Using the merged dataset, you have to write the code to calculate the following financial variables and financial ratios for all firms-years:
1. Create financial variables
Total Revenue (totalsales) = revenue + extraordinaryitems + otherincome
Gross profit (grossprofit) = Revenue - Cost of good Sold (cogs)
Shareholder Equity (equity) = totalassets - totalliabilites
Avg Assets (avgassets) = arithmetic average of totalassets at the year t and totalassets at t-1
Annual market return (stockretur): calculate annual return for all firm-years by calculating the continuously compounded percentage of the adjusted stock price (adjprice).
Consider that you have a panel-data, so be careful when calculating returns to avoid using data from another firm in the cases of the first year for all firms.
2. Using the same panel dataset, create columns for the following financial ratios:
Here you can use the shift function to get value of total assets one year ago. Make sure that you indicate to groupby firm so you do not use the totalssets from another firm to calculate the roabit of a firm.

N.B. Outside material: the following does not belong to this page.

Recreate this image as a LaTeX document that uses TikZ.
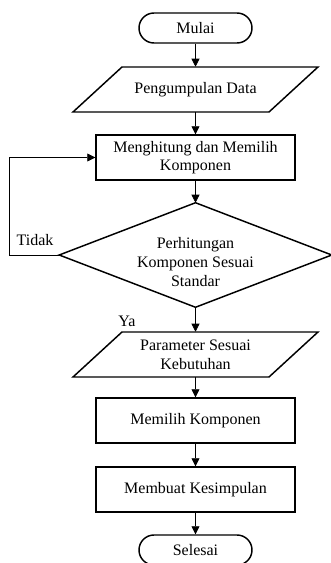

Operational Earnings per share (oeps): ebit / sharesoutstanding
Operational eps deflated by stock price (oepsp) : oeps / originalprice
Winsorized oepsp (oepspw) at the 1 and 99 percentiles
Financial leverage (leverage): longdebt / avgassets
Current Ratio (currentratio): currentassets / currentliabilities
GrossProfit-to-Asset ratio (gprofitratio) as:
gprofitratio=\frac{grossprofit_{t}}{totalassets_{t-1}}
- Asset turnover ratio (ato) as:
ato=\frac{totalsales_{t}}{totalassets_{t-1}}
2 DESIGN A MACHINE LEARNING MODEL
Prepare the data to design and run a machine learning model to predict whether a stock annual return beats its industry average returns in the same year. For industry average return calculate the average of stockreturn by industry-year. Use naics1 as the industry
For the model, use the following explanatory variables (as X predictors)
oepspw (winsorized)
Fscore = F1 + F2 + F3 + F4 + F5
F1, F2, F3, F4, F5 are accounting binary signals that measure annual firm improvements (=1 means improvement; 0 means no improvement) about important indicators related to firm performance, leverage or efficiency.

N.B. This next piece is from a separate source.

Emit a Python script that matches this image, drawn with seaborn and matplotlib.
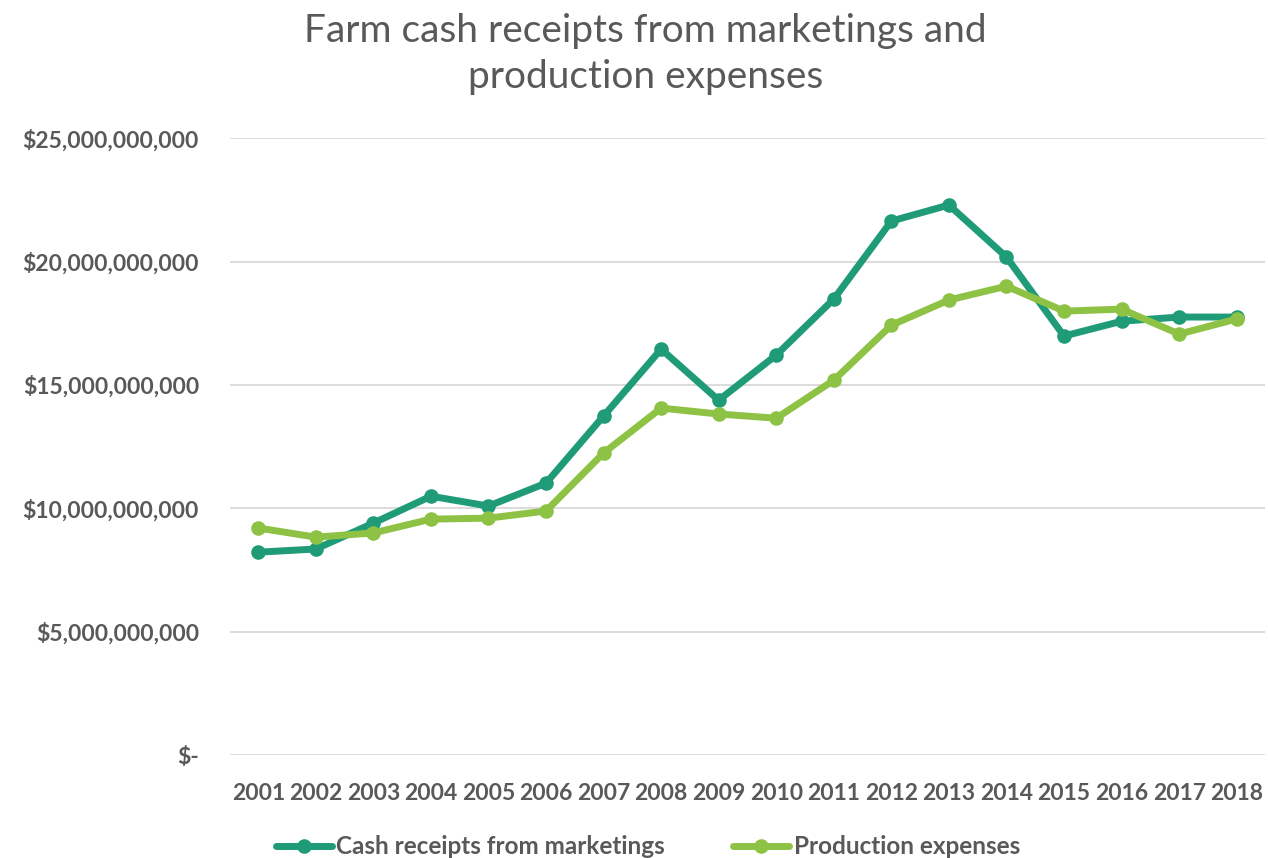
import matplotlib.pyplot as plt
import matplotlib.ticker as mticker
import seaborn as sns
import pandas as pd

years = list(range(2001, 2019))
cash_receipts = [8.22, 8.35, 9.40, 10.49, 10.09, 11.02, 13.74, 16.45, 14.38, 16.21,
                 18.48, 21.64, 22.29, 20.18, 16.98, 17.58, 17.75, 17.75]
production_expenses = [9.20, 8.83, 9.00, 9.56, 9.60, 9.89, 12.24, 14.06, 13.82, 13.65,
                       15.19, 17.42, 18.44, 19.00, 17.99, 18.07, 17.06, 17.67]
series_names = ['Cash receipts from marketings', 'Production expenses']
colores = ['#1F9B77', '#8DC245']

df = pd.DataFrame({
    'Year': years * 2,
    'Value': [v * 1e9 for v in cash_receipts + production_expenses],
    'Serie': [series_names[0]] * len(years) + [series_names[1]] * len(years),
})

sns.set_style('white')
plt.rcParams['font.family'] = ['Lato', 'DejaVu Sans']
gris = '#595959'

fig = plt.figure(figsize=(12.68, 8.58), dpi=100)
ax = fig.add_axes([0.181, 0.12, 0.817, 0.719])

sns.lineplot(data=df, x='Year', y='Value', hue='Serie', palette=colores,
             marker='o', markersize=10.5, markeredgewidth=0, linewidth=5,
             ax=ax, legend=True)

ax.set_xlim(2000.5, 2018.5)
ax.set_ylim(0, 25e9)
ax.set_xticks(years)
ax.set_xticklabels([str(y) for y in years])
ax.yaxis.set_major_locator(mticker.MultipleLocator(5e9))
ax.yaxis.set_major_formatter(mticker.FuncFormatter(
    lambda v, p: '$-' if v == 0 else f'${v:,.0f}'))

ax.grid(axis='y', color='#D9D9D9', linewidth=1.3)
ax.grid(axis='x', visible=False)
sns.despine(ax=ax, left=True, bottom=True)
ax.tick_params(axis='x', length=0, labelsize=16.5, labelcolor=gris, pad=20)
ax.tick_params(axis='y', length=0, labelsize=16.5, labelcolor=gris, pad=22)
for lbl in ax.get_xticklabels() + ax.get_yticklabels():
    lbl.set_fontweight('bold')

ax.set_xlabel('')
ax.set_ylabel('')

leg = ax.legend(loc='center', bbox_to_anchor=(0.511, 0.013),
                bbox_transform=fig.transFigure, ncol=2,
                frameon=False, fontsize=17.5, handlelength=2.3, columnspacing=2.8,
                handletextpad=0.2, borderpad=0)
for t in leg.get_texts():
    t.set_color(gris)
    t.set_fontweight('bold')

fig.text(0.509, 0.985, 'Farm cash receipts from marketings and\nproduction expenses',
         ha='center', va='top', fontsize=28, color=gris, linespacing=1.35)

plt.savefig('out.png', dpi=100)
plt.close()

You can calculate the F accounting signals as:
F1 = 1 if the annual difference of leverage (leverage at t minus leverage at t-1) is negative (<0); =0 otherwise
F2 = 1 if the annual difference of currentratio is positive (>0); =0 otherwise
F3 = 1 if the annual difference of equity is positive (>0); =o otherwise
F4 = 1 if the annual difference of gprofitratio is positive (>0); =0 otherwise
F5 = 1 if the annual difference of ato is positive (>0); =0 otherwise
1. You have to EXPLAIN WITH YOUR OWN WORDS HOW YOU CREATED THE ACCOUNTING F SIGNALS (VARIABLES)

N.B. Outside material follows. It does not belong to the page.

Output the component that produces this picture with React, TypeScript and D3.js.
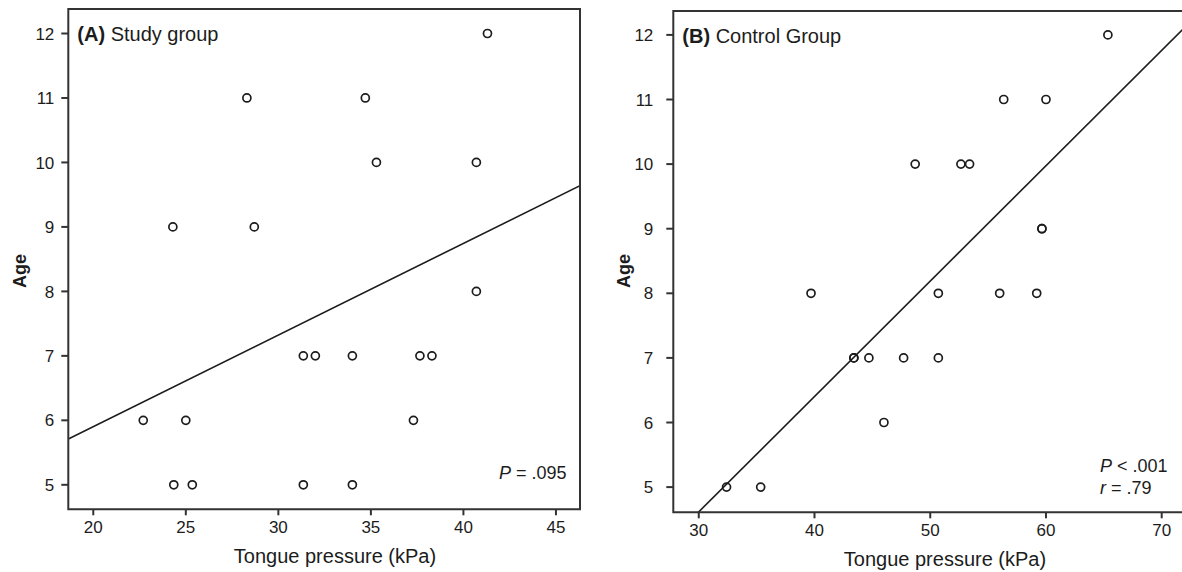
import React from "react";
import * as d3 from "d3";

// ---------- Data ----------
// Panel A: Study group
const studyPressure = [41.3, 28.3, 34.7, 35.3, 40.7, 24.3, 28.7, 40.7, 31.35, 32.0, 34.0, 37.65, 38.3, 22.7, 25.0, 37.3, 24.35, 25.35, 31.35, 34.0];
const studyAge = [12, 11, 11, 10, 10, 9, 9, 8, 7, 7, 7, 7, 7, 6, 6, 6, 5, 5, 5, 5];
const studyFit = { intercept: 3.06, slope: 0.1421 };
const studyStats = ["P = .095"];

// Panel B: Control group
const controlPressure = [65.35, 56.35, 60.0, 48.7, 52.65, 53.4, 59.65, 59.65, 39.7, 50.7, 56.0, 59.2, 43.4, 43.4, 44.7, 47.7, 50.7, 46.0, 32.4, 35.35];
const controlAge = [12, 11, 11, 10, 10, 10, 9, 9, 8, 8, 8, 8, 7, 7, 7, 7, 7, 6, 5, 5];
const controlFit = { intercept: -0.741, slope: 0.1786 };
const controlStats = ["P < .001", "r = .79"];

const ageTicks = [5, 6, 7, 8, 9, 10, 11, 12];
const studyPressureTicks = [20, 25, 30, 35, 40, 45];
const controlPressureTicks = [30, 40, 50, 60, 70];

const FONT = "'Liberation Sans', Arial, Helvetica, sans-serif";
const INK = "#1c1c1c";

type PanelProps = {
  id: string;
  letter: string;
  title: string;
  xs: number[];
  ys: number[];
  fit: { intercept: number; slope: number };
  stats: string[];
  xTicks: number[];
  left: number;
  right: number;
  top: number;
  bottom: number;
  xDomain: [number, number];
  yDomain: [number, number];
  yLabelGap: number;
  statsX: number;
  statsY: number;
  xLabelX: number;
  yLabelX: number;
  showRight: boolean;
};

function Panel(p: PanelProps) {
  const x = d3.scaleLinear().domain(p.xDomain).range([p.left, p.right]);
  const y = d3.scaleLinear().domain(p.yDomain).range([p.bottom, p.top]);
  const lineGen = d3
    .line<number>()
    .x((d) => x(d))
    .y((d) => y(p.fit.intercept + p.fit.slope * d));
  const clipId = `clip-${p.id}`;
  return (
    <g>
      <defs>
        <clipPath id={clipId}>
          <rect x={p.left} y={p.top} width={p.right - p.left} height={p.bottom - p.top} />
        </clipPath>
      </defs>
      {/* regression line */}
      <path
        d={lineGen([p.xDomain[0], p.xDomain[1]]) || ""}
        fill="none"
        stroke={INK}
        strokeWidth={1.6}
        clipPath={`url(#${clipId})`}
      />
      {/* points */}
      {p.xs.map((v, i) => (
        <circle key={i} cx={x(v)} cy={y(p.ys[i])} r={4} fill="none" stroke={INK} strokeWidth={1.7} />
      ))}
      {/* frame */}
      <path
        d={
          p.showRight
            ? `M${p.left},${p.top}H${p.right}V${p.bottom}H${p.left}Z`
            : `M${p.right + 2},${p.top}H${p.left}V${p.bottom}H${p.right + 2}`
        }
        fill="none"
        stroke="#333"
        strokeWidth={2}
      />
      {/* y ticks */}
      {ageTicks.map((t) => (
        <g key={`y${t}`}>
          <line x1={p.left - 7} x2={p.left} y1={y(t)} y2={y(t)} stroke="#333" strokeWidth={2} />
          <text
            x={p.left - p.yLabelGap}
            y={y(t)}
            dy="0.36em"
            textAnchor="end"
            fontFamily={FONT}
            fontSize={17}
            fill={INK}
          >
            {t}
          </text>
        </g>
      ))}
      {/* x ticks */}
      {p.xTicks.map((t) => (
        <g key={`x${t}`}>
          <line x1={x(t)} x2={x(t)} y1={p.bottom} y2={p.bottom + 6} stroke="#333" strokeWidth={2} />
          <text x={x(t)} y={p.bottom + 23.5} textAnchor="middle" fontFamily={FONT} fontSize={17} fill={INK}>
            {t}
          </text>
        </g>
      ))}
      {/* title */}
      <text x={p.left + 9} y={p.top + 32} fontFamily={FONT} fontSize={20} fill={INK}>
        <tspan fontWeight="bold">{p.letter}</tspan>
        <tspan> {p.title}</tspan>
      </text>
      {/* stats */}
      {p.stats.map((s, i) => {
        const [head, ...rest] = s.split(" ");
        return (
          <text key={s} x={p.statsX} y={p.statsY + i * 22} fontFamily={FONT} fontSize={18} fill={INK}>
            <tspan fontStyle="italic">{head}</tspan>
            <tspan> {rest.join(" ")}</tspan>
          </text>
        );
      })}
      {/* axis labels */}
      <text
        x={p.xLabelX}
        y={p.bottom + 54}
        textAnchor="middle"
        fontFamily={FONT}
        fontSize={20}
        fill={INK}
      >
        Tongue pressure (kPa)
      </text>
      <text
        transform={`translate(${p.yLabelX},271) rotate(-90)`}
        textAnchor="middle"
        fontFamily={FONT}
        fontSize={18}
        fontWeight="bold"
        fill={INK}
      >
        Age
      </text>
    </g>
  );
}

export default function App() {
  return (
    <svg
      width={1182}
      height={572}
      style={{ position: "absolute", left: 0, top: 0, background: "#fff" }}
    >
      <rect width={1182} height={572} fill="#fff" />
      <Panel
        id="a"
        letter="(A)"
        title="Study group"
        xs={studyPressure}
        ys={studyAge}
        fit={studyFit}
        stats={studyStats}
        xTicks={studyPressureTicks}
        left={68.3}
        right={580}
        top={9}
        bottom={509.3}
        xDomain={[18.65, 46.3]}
        yDomain={[4.62, 12.38]}
        yLabelGap={14}
        statsX={499}
        statsY={479}
        xLabelX={335}
        yLabelX={26}
        showRight={true}
      />
      <Panel
        id="b"
        letter="(B)"
        title="Control Group"
        xs={controlPressure}
        ys={controlAge}
        fit={controlFit}
        stats={controlStats}
        xTicks={controlPressureTicks}
        left={673.3}
        right={1183}
        top={11}
        bottom={512.3}
        xDomain={[27.8, 71.84]}
        yDomain={[4.61, 12.37]}
        yLabelGap={20}
        statsX={1100}
        statsY={472}
        xLabelX={945}
        yLabelX={630}
        showRight={false}
      />
    </svg>
  );
}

2. Design and run a logistic regression to examine whether earnings per share deflated by price winsorized (pepspw) and Fscore are related to the probability that the annual stock returns is higher than its industry average return in the corresponding year.
EXPLAIN THE CODE YOU USED TO RUN THE LOGISTIC MODEL
Show the regression output with all observations (BEFORE THE MACHINE LEARNING MODEL), AND INTERPRET THE beta COEFFICIENTS OF epspw and Fscore WITH YOUR WORDS
3. You must run the corresponding MACHINE LEARNING model.
EXPLAIN THE STEPS YOU FOLLOWED TO RUN THE MACHINE LEARNING MODEL
Show the Confusion Matrix. Just MENTION how many cases your model correctly predicted.
Calculate AND INTERPRET the following ratios:
Precision
Sensitivity
Specificity
ONLY KEEP THE Python CODE YOU NEED FOR THIS EVIDENCE. Extra CODE CAN BE PENALIZED
Remember that you have to submit your Google Colab LINK, and you have to SHARE it with me (cdorante@tec.mx).